---------- DATA SHOWN ----------

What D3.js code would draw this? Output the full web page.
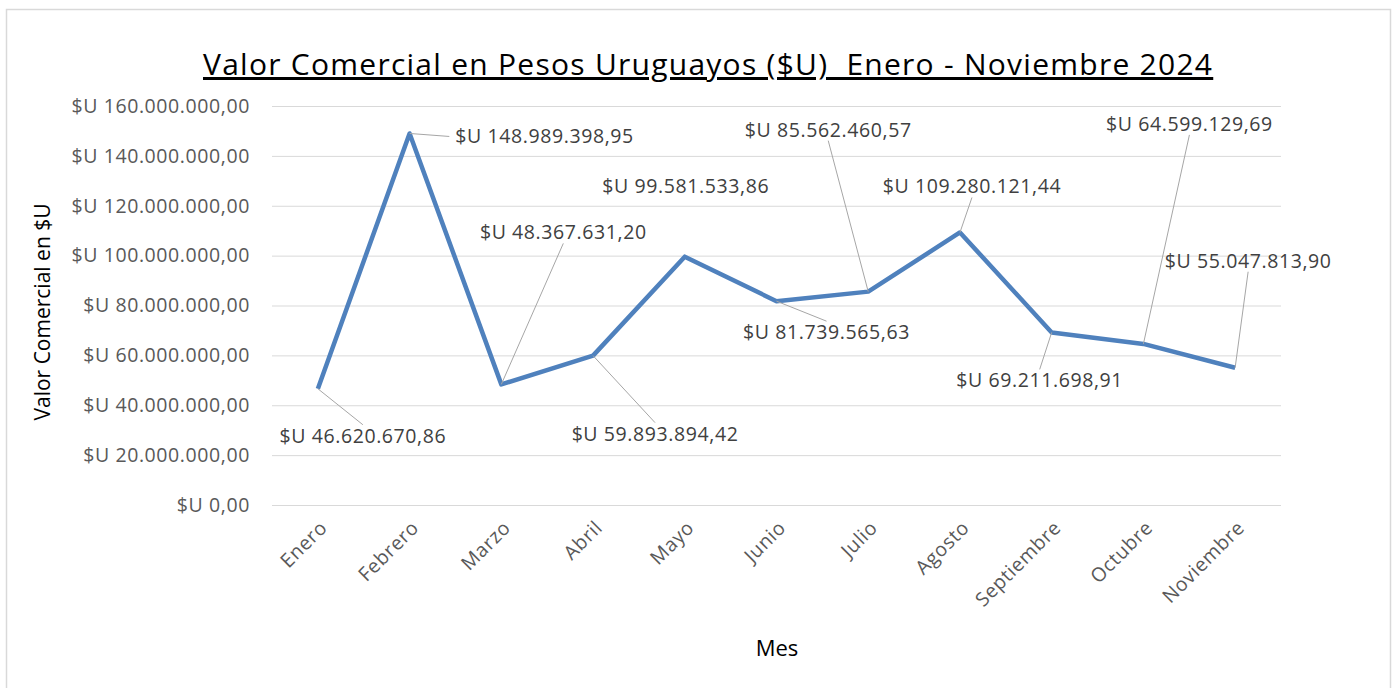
<!DOCTYPE html>
<html>
<head>
<meta charset="utf-8">
<script src="https://cdn.jsdelivr.net/npm/d3@7"></script>
<style>
  body { margin: 0; background: #fff; }
  text { font-family: "Open Sans", "Noto Sans", sans-serif; white-space: pre; }
</style>
</head>
<body>
<svg id="chart" width="1397" height="688"></svg>
<script>
// data
var meses = ["Enero","Febrero","Marzo","Abril","Mayo","Junio","Julio","Agosto","Septiembre","Octubre","Noviembre"];
var valores = [46620670.86, 148989398.95, 48367631.20, 59893894.42, 99581533.86, 81739565.63,
               85562460.57, 109280121.44, 69211698.91, 64599129.69, 55047813.90];
var yTicks = [0, 20e6, 40e6, 60e6, 80e6, 100e6, 120e6, 140e6, 160e6];

// where each data label sits relative to its point (label centre), and whether a leader is drawn
var labelDx = [45, 135, 62, 62, 1, 50, -40, 12, -12, 46, 13];
var labelDy = [47, 3, -152, 78, -71, 31, -162, -46, 48, -220, -107];
var leader  = [true, true, true, true, false, true, true, true, true, true, true];

var svg = d3.select("#chart");

var loc = d3.formatLocale({decimal: ",", thousands: ".", grouping: [3], currency: ["$U ", ""]});
var fmt = loc.format("$,.2f");

var x = d3.scalePoint().domain(meses).range([272, 1281]).padding(0.5);
var y = d3.scaleLinear().domain([0, 160e6]).range([505, 106]);

var grey = "#595959", fs = 19.5, ls = "0.6px";

// stretch a text to a wanted width with letter spacing
function fitWidth(t, target) {
    var n = t.text().length;
    var w = t.node().getComputedTextLength();
    t.attr("letter-spacing", ((target - w) / (n - 1)) + "px");
}

// outer frame
svg.append("rect").attr("x", 6.5).attr("y", 9.5).attr("width", 1384).attr("height", 690)
   .attr("fill", "none").attr("stroke", "#d9d9d9").attr("stroke-width", 1.5);

// title
var title = svg.append("text").attr("x", 203).attr("y", 75)
   .attr("font-size", 30).attr("fill", "#000").attr("text-decoration", "underline")
   .text("Valor Comercial en Pesos Uruguayos ($U)  Enero - Noviembre 2024");
fitWidth(title, 1009);

// y axis with grid
var yAxis = d3.axisLeft(y).tickValues(yTicks).tickSize(-1009).tickPadding(22).tickFormat(fmt);
var gy = svg.append("g").attr("transform", "translate(272,0)").call(yAxis);
gy.select(".domain").remove();
gy.selectAll(".tick line").attr("stroke", "#d9d9d9").attr("stroke-width", 1);
gy.selectAll(".tick text").attr("font-size", fs).attr("fill", grey).attr("letter-spacing", ls)
  .attr("font-family", "'Open Sans', sans-serif");

// x axis labels
var xAxis = d3.axisBottom(x).tickSize(0).tickPadding(0);
var gx = svg.append("g").attr("transform", "translate(0,505)").call(xAxis);
gx.select(".domain").remove();
gx.selectAll(".tick text")
  .attr("font-size", fs).attr("fill", grey).attr("letter-spacing", ls)
  .attr("font-family", "'Open Sans', sans-serif")
  .attr("text-anchor", "end").attr("dy", 0).attr("y", 0)
  .attr("transform", "translate(10,24) rotate(-45)");

// axis titles
var yt = svg.append("text").attr("transform", "translate(50,312) rotate(-90)").attr("text-anchor", "middle")
   .attr("font-size", 21).attr("fill", "#000").text("Valor Comercial en $U");
var mes = svg.append("text").attr("x", 777).attr("y", 656).attr("text-anchor", "middle")
   .attr("font-size", 22).attr("fill", "#000").text("Mes");

// line
var line = d3.line().x(function(d, i){ return x(meses[i]); }).y(function(d){ return y(d); });
svg.append("path").datum(valores).attr("d", line)
   .attr("fill", "none").attr("stroke", "#4f81bd").attr("stroke-width", 4.5)
   .attr("stroke-linejoin", "round");

// data labels
var labels = svg.append("g");
valores.forEach(function(v, i){
    var px = x(meses[i]), py = y(v);
    var cx = px + labelDx[i], cy = py + labelDy[i];
    var t = labels.append("text").attr("x", cx).attr("y", cy + 7).attr("text-anchor", "middle")
        .attr("font-size", fs).attr("letter-spacing", ls).attr("fill", "#404040").text(fmt(v));
    if (!leader[i]) return;
    var w = t.node().getComputedTextLength() / 2, h = 11;
    var ex, ey;
    if (Math.abs(labelDy[i]) > h + 4) {
        ex = cx; ey = labelDy[i] > 0 ? cy - h : cy + h;
    } else {
        ey = cy; ex = labelDx[i] > 0 ? cx - w - 6 : cx + w + 6;
    }
    labels.append("line").attr("x1", px).attr("y1", py).attr("x2", ex).attr("y2", ey)
        .attr("stroke", "#a6a6a6").attr("stroke-width", 1);
});
</script>
</body>
</html>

----------

• GOAL: Leave out the pictures and retype every line above exactly.

• OUTPUT FOR THIS TASK:
What D3.js code would draw this? Output the full web page.
<!DOCTYPE html>
<html>
<head>
<meta charset="utf-8">
<script src="https://cdn.jsdelivr.net/npm/d3@7"></script>
<style>
  body { margin: 0; background: #fff; }
  text { font-family: "Open Sans", "Noto Sans", sans-serif; white-space: pre; }
</style>
</head>
<body>
<svg id="chart" width="1397" height="688"></svg>
<script>
// data
var meses = ["Enero","Febrero","Marzo","Abril","Mayo","Junio","Julio","Agosto","Septiembre","Octubre","Noviembre"];
var valores = [46620670.86, 148989398.95, 48367631.20, 59893894.42, 99581533.86, 81739565.63,
               85562460.57, 109280121.44, 69211698.91, 64599129.69, 55047813.90];
var yTicks = [0, 20e6, 40e6, 60e6, 80e6, 100e6, 120e6, 140e6, 160e6];

// where each data label sits relative to its point (label centre), and whether a leader is drawn
var labelDx = [45, 135, 62, 62, 1, 50, -40, 12, -12, 46, 13];
var labelDy = [47, 3, -152, 78, -71, 31, -162, -46, 48, -220, -107];
var leader  = [true, true, true, true, false, true, true, true, true, true, true];

var svg = d3.select("#chart");

var loc = d3.formatLocale({decimal: ",", thousands: ".", grouping: [3], currency: ["$U ", ""]});
var fmt = loc.format("$,.2f");

var x = d3.scalePoint().domain(meses).range([272, 1281]).padding(0.5);
var y = d3.scaleLinear().domain([0, 160e6]).range([505, 106]);

var grey = "#595959", fs = 19.5, ls = "0.6px";

// stretch a text to a wanted width with letter spacing
function fitWidth(t, target) {
    var n = t.text().length;
    var w = t.node().getComputedTextLength();
    t.attr("letter-spacing", ((target - w) / (n - 1)) + "px");
}

// outer frame
svg.append("rect").attr("x", 6.5).attr("y", 9.5).attr("width", 1384).attr("height", 690)
   .attr("fill", "none").attr("stroke", "#d9d9d9").attr("stroke-width", 1.5);

// title
var title = svg.append("text").attr("x", 203).attr("y", 75)
   .attr("font-size", 30).attr("fill", "#000").attr("text-decoration", "underline")
   .text("Valor Comercial en Pesos Uruguayos ($U)  Enero - Noviembre 2024");
fitWidth(title, 1009);

// y axis with grid
var yAxis = d3.axisLeft(y).tickValues(yTicks).tickSize(-1009).tickPadding(22).tickFormat(fmt);
var gy = svg.append("g").attr("transform", "translate(272,0)").call(yAxis);
gy.select(".domain").remove();
gy.selectAll(".tick line").attr("stroke", "#d9d9d9").attr("stroke-width", 1);
gy.selectAll(".tick text").attr("font-size", fs).attr("fill", grey).attr("letter-spacing", ls)
  .attr("font-family", "'Open Sans', sans-serif");

// x axis labels
var xAxis = d3.axisBottom(x).tickSize(0).tickPadding(0);
var gx = svg.append("g").attr("transform", "translate(0,505)").call(xAxis);
gx.select(".domain").remove();
gx.selectAll(".tick text")
  .attr("font-size", fs).attr("fill", grey).attr("letter-spacing", ls)
  .attr("font-family", "'Open Sans', sans-serif")
  .attr("text-anchor", "end").attr("dy", 0).attr("y", 0)
  .attr("transform", "translate(10,24) rotate(-45)");

// axis titles
var yt = svg.append("text").attr("transform", "translate(50,312) rotate(-90)").attr("text-anchor", "middle")
   .attr("font-size", 21).attr("fill", "#000").text("Valor Comercial en $U");
var mes = svg.append("text").attr("x", 777).attr("y", 656).attr("text-anchor", "middle")
   .attr("font-size", 22).attr("fill", "#000").text("Mes");

// line
var line = d3.line().x(function(d, i){ return x(meses[i]); }).y(function(d){ return y(d); });
svg.append("path").datum(valores).attr("d", line)
   .attr("fill", "none").attr("stroke", "#4f81bd").attr("stroke-width", 4.5)
   .attr("stroke-linejoin", "round");

// data labels
var labels = svg.append("g");
valores.forEach(function(v, i){
    var px = x(meses[i]), py = y(v);
    var cx = px + labelDx[i], cy = py + labelDy[i];
    var t = labels.append("text").attr("x", cx).attr("y", cy + 7).attr("text-anchor", "middle")
        .attr("font-size", fs).attr("letter-spacing", ls).attr("fill", "#404040").text(fmt(v));
    if (!leader[i]) return;
    var w = t.node().getComputedTextLength() / 2, h = 11;
    var ex, ey;
    if (Math.abs(labelDy[i]) > h + 4) {
        ex = cx; ey = labelDy[i] > 0 ? cy - h : cy + h;
    } else {
        ey = cy; ex = labelDx[i] > 0 ? cx - w - 6 : cx + w + 6;
    }
    labels.append("line").attr("x1", px).attr("y1", py).attr("x2", ex).attr("y2", ey)
        .attr("stroke", "#a6a6a6").attr("stroke-width", 1);
});
</script>
</body>
</html>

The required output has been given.